The detention of the anticorruption activist and leading opposition figure Alexei Navalny in Moscow has brought tens of thousand of protesters to the streets of Russia. President Vladimir Putin´s government is rattled.
In our CONVOCO! Podcast Corinne M. Flick speaks with Sean Hagan, Visiting Professor of Law at Georgetown University and former General Counsel & Director of the Legal Department at the IMF, about:
Why is it important to fight against corruption?
Here’s what he said:
Corruption becomes a real problem in a society where corrupt behaviour is normalised and has become acceptable.
If you are going to have effective anticorruption reform you need to begin by reforming the institutions.
Anticorruption reform cannot be imposed from the outside, it must be a push from within the country. The reason is simple: where corruption is systemic, reform creates a lot of losers.
For every bribe that a foreign government takes, there has to be someone who’s offering the bribe. Often, these bribes are offered by foreign companies that want to get access to certain resources in that economy. It’s really important that these companies are held to account.
A key issue is to strengthen the ability of whistle-blowers to come forward and report corruption without fear for their own safety and their livelihoods.
(In a disaster) people sometimes feel they don’t have the time to put in place all the checks and balances that would address the risk of corruption.

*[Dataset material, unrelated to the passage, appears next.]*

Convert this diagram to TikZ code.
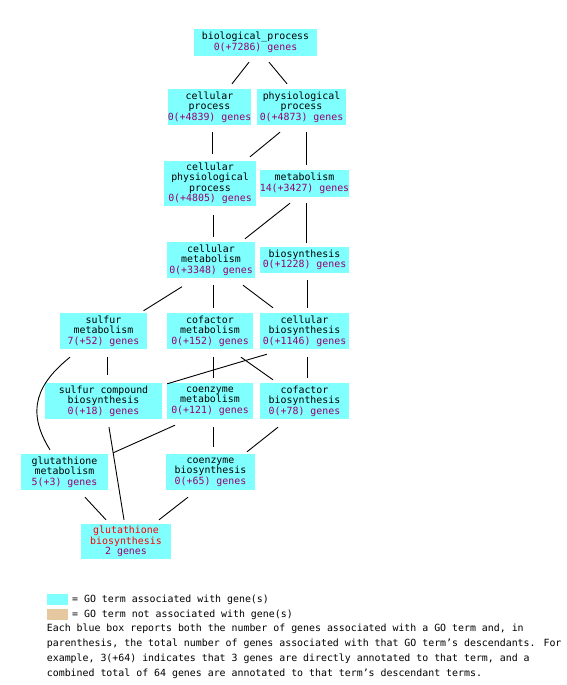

In the pandemic, the government is throwing a lot of money at it with tremendous urgency, and as a consequence of that, you have problems with corruption.
A challenge for our global institutions is to reform their governance structure, to give a greater voice and vote to emerging market economies, to low-income countries – not only to make them more legitimate but to make them more effective as institutions.
The assault on the Capitol was an assault on democracy and an assault on the truth.